Given choices, some L&M customers specify Idaho potatoes
Given choices, some L&M customers specify Idaho potatoes
L&M Cos. Inc., headquartered in Raleigh, NC, sources potatoes from various growing areas around the country, which gives customers a choice as to where their potatoes come from. But “Idaho potatoes are really important to L&M’s program in potatoes,” according to Ken Stewart, general manager.
“We have a variety of customers that request Idaho potatoes,” Stewart told The Produce News.
“We do ship out of other areas for strategic reasons” such as shipping locations, he said. “But there is a portion of our customer base that requires and requests Idaho potatoes, so it is a really important part of what we do. I would venture to say that a good portion of what we move through the season will be Idaho-grown potatoes.”
L&M has “partnerships in different parts of the country” with potato growers and shippers, Stewart said. “We ship out of Colorado and out of Wisconsin” and also have a partnership in Washington. “We grow our own potatoes in Florida.”

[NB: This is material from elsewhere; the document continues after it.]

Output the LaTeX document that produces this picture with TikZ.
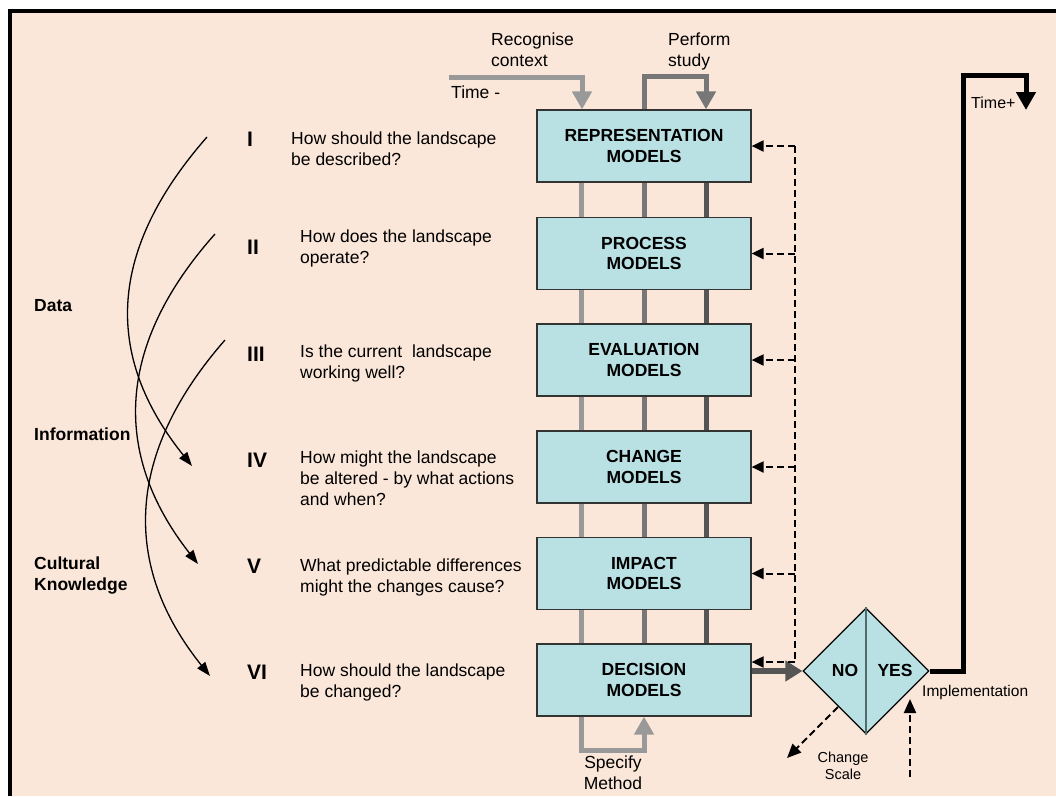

In Idaho, he said, “we are a partner with High Country Potato in Rexburg. We are the exclusive marketing agent for High Country. L&M provides all of the marketing services for High Country. We have a really solid partner in High Country, and we feel very [well] equipped to service the needs of all of our customers. They do a great job there. They are conscious on quality, and we just feel like we have a really good partnership with High Country,” enabling L&M to provide customers with “all the packs and the sizes and they quality” that they need.
This is the second year of L&M’s partnership with High Country, “and we have a long-term arrangement with them going forward into the future,” Stewart said. “We feel we are positioned well to service all sectors of our customer base.”
“Nature’s Delight” is the primary label L&M packs in its potato programs not only at High Country but “at all the places,” Stewart said. But “we pack private labels as well. A lot of retailers like us to pack in their own label.”
Most of L&M’s potatoes for retail customers are packed in standard poly consumer bags, but the company also does individually-wrapped microwavable potatoes. “We are doing more and more of those,” Stewart said.
The company also does “a large amount of foodservice” business, he said. The split between retail and foodservice is about 50/50.
For the 2013 harvest, “our acres at High Country are down minimally,” he said. It is “almost the same” as last year, “which is kind of what we hear from the other people within the state.
The company’s Norkotah harvest was under way, having started just a couple of weeks earlier. “Our yields appear to be very normal, so far,” he said. “We are not finding a lot of large size in our first few fields, but that is somewhat typical of the early harvest,” and it appears that unlike last year, when sizes were larger than usual, this year “the size profile is close to a normal crop.”
L&M expects to move through the Norkotahs early in the season and be shipping predominantly Burbanks by sometime in October, he said.